The Mirror News

Extension of the Great Southern Rail Trail now open 

• From left Wellington Shire Council Mayor Ian Bye and South Gippsland Shire Council
Mayor Clare Williams at the Great Southern Rail Trail.

THE much anticipated 21km extension of the Great Southern Rail Trail between Welshpool and Alberton is now open, welcoming walkers, runners, cyclists, horse riders and people of all abilities to explore the beautiful South Gippsland region, with a focus on the southern part of The Middle of Everywhere. The extension increases the total length of the trail to an impressive 129km. 

Last week, Wellington Shire Council Mayor, Cr Ian Bye and South Gippsland Shire Council Mayor, Cr Clare Williams took to the trail to ride the extension, crossing the border between Welshpool and Alberton, commending both councils for their collaborative efforts to achieve the much-anticipated project. 

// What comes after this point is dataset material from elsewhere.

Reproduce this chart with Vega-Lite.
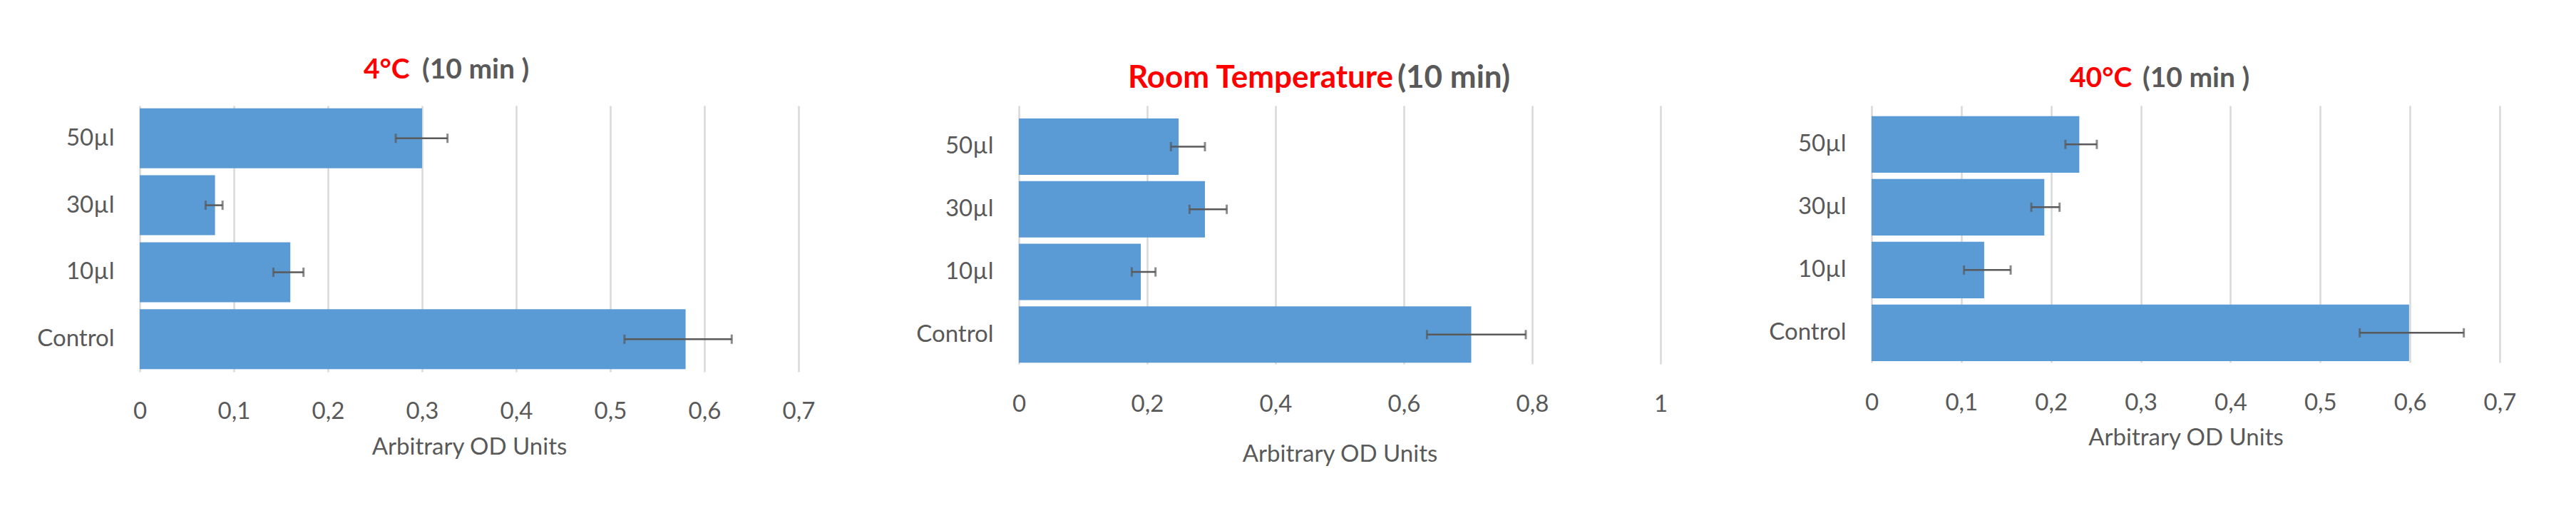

The milestone not only marks the completion of the Great Southern Rail Trail from Yarram to Nyora but also completes an eighteen-month journey, providing locals and tourists access to the eastern end that reaches the historically rich coastal area, known fondly by locals and visitors to Wellington Shire as ‘The Middle of Everywhere’. 

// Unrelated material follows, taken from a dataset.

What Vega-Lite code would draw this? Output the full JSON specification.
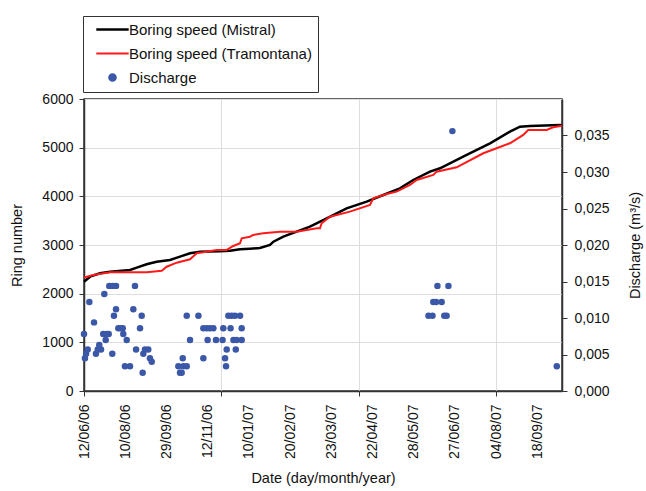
{
  "$schema": "https://vega.github.io/schema/vega-lite/v6.json",
  "width": 478,
  "height": 292,
  "autosize": {"type": "none"},
  "padding": {"left": 84, "top": 99, "right": 84, "bottom": 100},
  "background": "white",
  "config": {
    "font": "Liberation Sans",
    "view": {"stroke": "#333333", "strokeWidth": 1.5},
    "axis": {
      "labelFont": "Liberation Sans",
      "titleFont": "Liberation Sans",
      "labelColor": "#111111",
      "titleColor": "#111111",
      "titleFontWeight": "normal",
      "domainColor": "#333333",
      "tickColor": "#333333",
      "domainWidth": 1.5,
      "labelFontSize": 14,
      "titleFontSize": 14.5,
      "gridColor": "#dedede",
      "gridWidth": 1
    }
  },
  "datasets": {
    "lines": [
      {"i": 0, "series": "Boring speed (Mistral)", "ring": 2246},
      {"i": 4.4, "series": "Boring speed (Mistral)", "ring": 2349},
      {"i": 11.6, "series": "Boring speed (Mistral)", "ring": 2419},
      {"i": 18.9, "series": "Boring speed (Mistral)", "ring": 2452},
      {"i": 33.5, "series": "Boring speed (Mistral)", "ring": 2487},
      {"i": 38.4, "series": "Boring speed (Mistral)", "ring": 2534},
      {"i": 45.6, "series": "Boring speed (Mistral)", "ring": 2604},
      {"i": 52.9, "series": "Boring speed (Mistral)", "ring": 2657},
      {"i": 62.6, "series": "Boring speed (Mistral)", "ring": 2692},
      {"i": 69.9, "series": "Boring speed (Mistral)", "ring": 2760},
      {"i": 77.2, "series": "Boring speed (Mistral)", "ring": 2830},
      {"i": 84.4, "series": "Boring speed (Mistral)", "ring": 2863},
      {"i": 99, "series": "Boring speed (Mistral)", "ring": 2870},
      {"i": 106.3, "series": "Boring speed (Mistral)", "ring": 2883},
      {"i": 113.6, "series": "Boring speed (Mistral)", "ring": 2912},
      {"i": 120.8, "series": "Boring speed (Mistral)", "ring": 2924},
      {"i": 128.1, "series": "Boring speed (Mistral)", "ring": 2939},
      {"i": 135.4, "series": "Boring speed (Mistral)", "ring": 3000},
      {"i": 137.9, "series": "Boring speed (Mistral)", "ring": 3068},
      {"i": 145.1, "series": "Boring speed (Mistral)", "ring": 3171},
      {"i": 154.8, "series": "Boring speed (Mistral)", "ring": 3274},
      {"i": 164.5, "series": "Boring speed (Mistral)", "ring": 3376},
      {"i": 176.7, "series": "Boring speed (Mistral)", "ring": 3549},
      {"i": 191.2, "series": "Boring speed (Mistral)", "ring": 3754},
      {"i": 205.8, "series": "Boring speed (Mistral)", "ring": 3890},
      {"i": 217.9, "series": "Boring speed (Mistral)", "ring": 4028},
      {"i": 230, "series": "Boring speed (Mistral)", "ring": 4165},
      {"i": 239.7, "series": "Boring speed (Mistral)", "ring": 4336},
      {"i": 251.9, "series": "Boring speed (Mistral)", "ring": 4507},
      {"i": 259.2, "series": "Boring speed (Mistral)", "ring": 4576},
      {"i": 278.6, "series": "Boring speed (Mistral)", "ring": 4850},
      {"i": 295.6, "series": "Boring speed (Mistral)", "ring": 5090},
      {"i": 310.1, "series": "Boring speed (Mistral)", "ring": 5329},
      {"i": 317.4, "series": "Boring speed (Mistral)", "ring": 5431},
      {"i": 324.7, "series": "Boring speed (Mistral)", "ring": 5446},
      {"i": 335.6, "series": "Boring speed (Mistral)", "ring": 5456},
      {"i": 346.5, "series": "Boring speed (Mistral)", "ring": 5466},
      {"i": 348, "series": "Boring speed (Mistral)", "ring": 5456},
      {"i": 0, "series": "Boring speed (Tramontana)", "ring": 2332},
      {"i": 6.8, "series": "Boring speed (Tramontana)", "ring": 2384},
      {"i": 18.9, "series": "Boring speed (Tramontana)", "ring": 2439},
      {"i": 45.6, "series": "Boring speed (Tramontana)", "ring": 2439},
      {"i": 56.6, "series": "Boring speed (Tramontana)", "ring": 2472},
      {"i": 60.2, "series": "Boring speed (Tramontana)", "ring": 2554},
      {"i": 67.5, "series": "Boring speed (Tramontana)", "ring": 2637},
      {"i": 77.2, "series": "Boring speed (Tramontana)", "ring": 2706},
      {"i": 82, "series": "Boring speed (Tramontana)", "ring": 2830},
      {"i": 86.8, "series": "Boring speed (Tramontana)", "ring": 2850},
      {"i": 96.6, "series": "Boring speed (Tramontana)", "ring": 2898},
      {"i": 103.9, "series": "Boring speed (Tramontana)", "ring": 2898},
      {"i": 108.7, "series": "Boring speed (Tramontana)", "ring": 2980},
      {"i": 113.6, "series": "Boring speed (Tramontana)", "ring": 3035},
      {"i": 114.8, "series": "Boring speed (Tramontana)", "ring": 3138},
      {"i": 120.8, "series": "Boring speed (Tramontana)", "ring": 3171},
      {"i": 123.2, "series": "Boring speed (Tramontana)", "ring": 3206},
      {"i": 130.5, "series": "Boring speed (Tramontana)", "ring": 3241},
      {"i": 142.7, "series": "Boring speed (Tramontana)", "ring": 3274},
      {"i": 154.8, "series": "Boring speed (Tramontana)", "ring": 3274},
      {"i": 169.4, "series": "Boring speed (Tramontana)", "ring": 3343},
      {"i": 171.8, "series": "Boring speed (Tramontana)", "ring": 3343},
      {"i": 173, "series": "Boring speed (Tramontana)", "ring": 3446},
      {"i": 179.1, "series": "Boring speed (Tramontana)", "ring": 3582},
      {"i": 193.6, "series": "Boring speed (Tramontana)", "ring": 3685},
      {"i": 208.2, "series": "Boring speed (Tramontana)", "ring": 3822},
      {"i": 210.6, "series": "Boring speed (Tramontana)", "ring": 3960},
      {"i": 220.4, "series": "Boring speed (Tramontana)", "ring": 4048},
      {"i": 227.6, "series": "Boring speed (Tramontana)", "ring": 4096},
      {"i": 237.3, "series": "Boring speed (Tramontana)", "ring": 4233},
      {"i": 242.2, "series": "Boring speed (Tramontana)", "ring": 4336},
      {"i": 254.3, "series": "Boring speed (Tramontana)", "ring": 4439},
      {"i": 256.7, "series": "Boring speed (Tramontana)", "ring": 4507},
      {"i": 271.3, "series": "Boring speed (Tramontana)", "ring": 4597},
      {"i": 290.7, "series": "Boring speed (Tramontana)", "ring": 4885},
      {"i": 310.1, "series": "Boring speed (Tramontana)", "ring": 5090},
      {"i": 319.8, "series": "Boring speed (Tramontana)", "ring": 5261},
      {"i": 323.4, "series": "Boring speed (Tramontana)", "ring": 5364},
      {"i": 336.8, "series": "Boring speed (Tramontana)", "ring": 5364},
      {"i": 341.6, "series": "Boring speed (Tramontana)", "ring": 5419},
      {"i": 348, "series": "Boring speed (Tramontana)", "ring": 5452}
    ],
    "discharge": [
      {"i": 0, "q": 0.0078}, {"i": 0.7, "q": 0.0045}, {"i": 1.5, "q": 0.0051}, {"i": 2.7, "q": 0.0057},
      {"i": 3.9, "q": 0.0122}, {"i": 7.3, "q": 0.0094}, {"i": 8.7, "q": 0.0051}, {"i": 10, "q": 0.0057},
      {"i": 11.1, "q": 0.0063}, {"i": 12.4, "q": 0.0057}, {"i": 14, "q": 0.0078}, {"i": 16.5, "q": 0.0078},
      {"i": 18, "q": 0.0078}, {"i": 14.8, "q": 0.0133}, {"i": 15.8, "q": 0.007}, {"i": 18.4, "q": 0.0144},
      {"i": 20.9, "q": 0.0144}, {"i": 23.3, "q": 0.0144}, {"i": 20.6, "q": 0.0051}, {"i": 23.3, "q": 0.0112},
      {"i": 21.8, "q": 0.0103}, {"i": 25, "q": 0.0086}, {"i": 26.7, "q": 0.0086}, {"i": 28.2, "q": 0.0086},
      {"i": 28.6, "q": 0.0078}, {"i": 31.1, "q": 0.007}, {"i": 29.8, "q": 0.0034}, {"i": 33.5, "q": 0.0034},
      {"i": 37.1, "q": 0.0144}, {"i": 35.9, "q": 0.0112}, {"i": 42, "q": 0.0103}, {"i": 40.8, "q": 0.0086},
      {"i": 37.9, "q": 0.0057}, {"i": 43.2, "q": 0.0051}, {"i": 44.4, "q": 0.0057}, {"i": 46.8, "q": 0.0057},
      {"i": 42.7, "q": 0.0025}, {"i": 48, "q": 0.0045}, {"i": 49.3, "q": 0.004},
      {"i": 68.7, "q": 0.0034}, {"i": 69.9, "q": 0.0025}, {"i": 71.1, "q": 0.0025}, {"i": 71.9, "q": 0.0045},
      {"i": 72.3, "q": 0.0034}, {"i": 74.8, "q": 0.0034}, {"i": 74.8, "q": 0.0103}, {"i": 77.2, "q": 0.007},
      {"i": 83.3, "q": 0.0103}, {"i": 86.9, "q": 0.0045}, {"i": 86.9, "q": 0.0086}, {"i": 89.4, "q": 0.0086},
      {"i": 90, "q": 0.007}, {"i": 91.7, "q": 0.0086}, {"i": 94.2, "q": 0.0086}, {"i": 96.1, "q": 0.007},
      {"i": 100.9, "q": 0.007}, {"i": 101.4, "q": 0.0086}, {"i": 102.7, "q": 0.0045}, {"i": 103.4, "q": 0.0034},
      {"i": 103.9, "q": 0.0057}, {"i": 105.1, "q": 0.0103}, {"i": 107.5, "q": 0.0103}, {"i": 109.9, "q": 0.0103},
      {"i": 113.6, "q": 0.0103}, {"i": 106.7, "q": 0.0086}, {"i": 108.8, "q": 0.007}, {"i": 110.5, "q": 0.0057},
      {"i": 111.1, "q": 0.007}, {"i": 114.8, "q": 0.007}, {"i": 114.8, "q": 0.0086},
      {"i": 250.8, "q": 0.0103}, {"i": 253.7, "q": 0.0103}, {"i": 257.3, "q": 0.0144}, {"i": 254.3, "q": 0.0122},
      {"i": 256.3, "q": 0.0122}, {"i": 260.4, "q": 0.0122}, {"i": 262.3, "q": 0.0103}, {"i": 264, "q": 0.0103},
      {"i": 265.3, "q": 0.0144}, {"i": 268.2, "q": 0.0356}, {"i": 344.2, "q": 0.0034}
    ]
  },
  "encoding": {
    "x": {
      "field": "i",
      "type": "quantitative",
      "scale": {"domain": [0, 348], "nice": false, "zero": false},
      "axis": {
        "values": [0, 30, 60, 90, 100, 120, 150, 180, 200, 210, 240, 270, 300, 330],
        "labelExpr": "datum.value % 30 === 0 ? ['12/06/06','10/08/06','29/09/06','12/11/06','10/01/07','20/02/07','23/03/07','22/04/07','28/05/07','27/06/07','04/08/07','18/09/07'][datum.value / 30] : ''",
        "labelAngle": -90,
        "labelAlign": "right",
        "labelBaseline": "middle",
        "labelOverlap": false,
        "labelFlush": false,
        "labelPadding": 8,
        "tickSize": 5,
        "tickOpacity": {"condition": {"test": "datum.value % 100 === 0", "value": 1}, "value": 0},
        "grid": true,
        "gridOpacity": {"condition": {"test": "datum.value % 100 === 0 && datum.value > 0", "value": 1}, "value": 0},
        "title": "Date (day/month/year)",
        "titlePadding": 13
      }
    }
  },
  "layer": [
    {
      "data": {"name": "lines"},
      "mark": {"type": "line", "interpolate": "linear"},
      "encoding": {
        "y": {
          "field": "ring",
          "type": "quantitative",
          "scale": {"domain": [0, 6000], "nice": false},
          "axis": {
            "values": [0, 1000, 2000, 3000, 4000, 5000, 6000],
            "format": "d",
            "title": "Ring number",
            "grid": true,
            "tickSize": 5,
            "labelPadding": 6,
            "titlePadding": 17
          }
        },
        "color": {
          "field": "series",
          "type": "nominal",
          "scale": {
            "domain": ["Boring speed (Mistral)", "Boring speed (Tramontana)", "Discharge"],
            "range": ["#000000", "#ff1a1a", "#3b57a7"]
          },
          "legend": {
            "title": null,
            "orient": "none",
            "legendX": -1,
            "legendY": -83,
            "direction": "vertical",
            "strokeColor": "#333333",
            "fillColor": "white",
            "padding": 6,
            "symbolOffset": 16,
            "labelOffset": 9,
            "rowPadding": 8,
            "labelFont": "Liberation Sans",
            "labelFontSize": 15,
            "labelColor": "#111111",
            "labelLimit": 400,
            "symbolSize": 576,
            "symbolType": "M-1.35,0H1.35",
            "symbolStrokeWidth": 2.5,
            "encode": {
              "symbols": {
                "update": {
                  "shape": {"signal": "datum.value === 'Discharge' ? 'circle' : 'M-1.35,0H1.35'"},
                  "size": {"signal": "datum.value === 'Discharge' ? 44 : 576"},
                  "fill": {"signal": "datum.value === 'Discharge' ? '#3b57a7' : 'transparent'"},
                  "stroke": {"signal": "datum.value === 'Discharge' ? 'transparent' : (datum.value === 'Boring speed (Mistral)' ? '#000000' : '#ff1a1a')"},
                  "strokeWidth": {"signal": "datum.value === 'Boring speed (Mistral)' ? 2.5 : 2"},
                  "opacity": {"value": 1}
                }
              }
            }
          }
        },
        "strokeWidth": {
          "field": "series",
          "type": "nominal",
          "scale": {"domain": ["Boring speed (Mistral)", "Boring speed (Tramontana)"], "range": [2.5, 2]},
          "legend": null
        }
      }
    },
    {
      "data": {"name": "discharge"},
      "mark": {"type": "point", "filled": true, "size": 42, "opacity": 1},
      "encoding": {
        "y": {
          "field": "q",
          "type": "quantitative",
          "scale": {"domain": [0, 0.04], "nice": false},
          "axis": {
            "orient": "right",
            "values": [0, 0.005, 0.01, 0.015, 0.02, 0.025, 0.03, 0.035],
            "labelExpr": "replace(format(datum.value, '.3f'), '.', ',')",
            "title": "Discharge (m³/s)",
            "titleAngle": 270,
            "grid": false,
            "tickSize": 5,
            "labelPadding": 7,
            "titlePadding": 33
          }
        },
        "color": {"datum": "Discharge", "type": "nominal"}
      }
    }
  ],
  "resolve": {"scale": {"y": "independent"}}
}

The extension was made possible through $6 million in Regional Infrastructure Grant funding from the Victorian Government, via the Department of Jobs, Skills, Industry, and Regions. The funding supported eighteen months of construction work across both shires. While the trail is now open, final interpretive and wayfinding signage is still to come, with installation and completion expected by the end of 2024. 

Locals, visitors, and partners can expect an invite to an official opening ahead of the September school holidays, when the trail will be celebrated in all its glory. In late 2024, a new Great Southern Rail Trail website will be launched which will provide comprehensive information allowing users to plan ahead of their visit. 

Out of the 21km extension, Wellington Shire Council covers 14km, with South Gippsland Shire Council managing the remaining 7km. Over the past eighteen months, the project has reconstructed nine small bridges and five large bridges, including an impressive 80-metre bridge over Albert River. The works involved constructing gravel paths and extensive vegetation management between the towns of Alberton and Welshpool, including Hedley and Gelliondale. Despite weather setbacks in late December 2023 and January 2024 causing extensive damage and delays, the trail is now ready for public use. 

Wellington Shire Council Mayor, Cr Ian Bye expressed excitement over the project’s completion, saying that everyone at council is thrilled to see the community and visitors alike enjoying this beautiful addition to our region. 

“The trail is a testament to Council’s commitment to providing recreational opportunities while boosting the local economy through tourism. 

“Visitors can enjoy diverse landscapes, including farmland, forests, wetlands, and historic towns like Yarram, Alberton and Port Albert. The trail also offers opportunities to spot local wildlife such as kangaroos, birds, and other native animals as well as infrastructure remnants, adding a cultural and historical element to the journey, ensuring there is something for everyone to enjoy,” Cr Bye said. 

“It is exciting to see this extension complete and our shared vision of a recreation asset connecting our two regions fulfilled” Cr Williams said. “Rail trails are popular with local residents and are a drawcard for visitors. I know that many people have been asking about this section of trail and are keen to get out there and explore. This extension means that the Great Southern Rail Trail now extends 129km through a variety of beautiful Gippsland landscapes. I can’t wait for visitors to discover what we are fortunate to have in our very own backyards.” 

At the time of grant application funding, a joint cost-benefit analysis between both Councils showed that the benefits of the extension would outweigh the construction costs in every way. The bulk of benefits were estimated to be linked with the attraction of tourist spending into the region (defined as South Gippsland and Wellington Shires). Other benefits included improved health and enhanced recreational opportunities for the local population.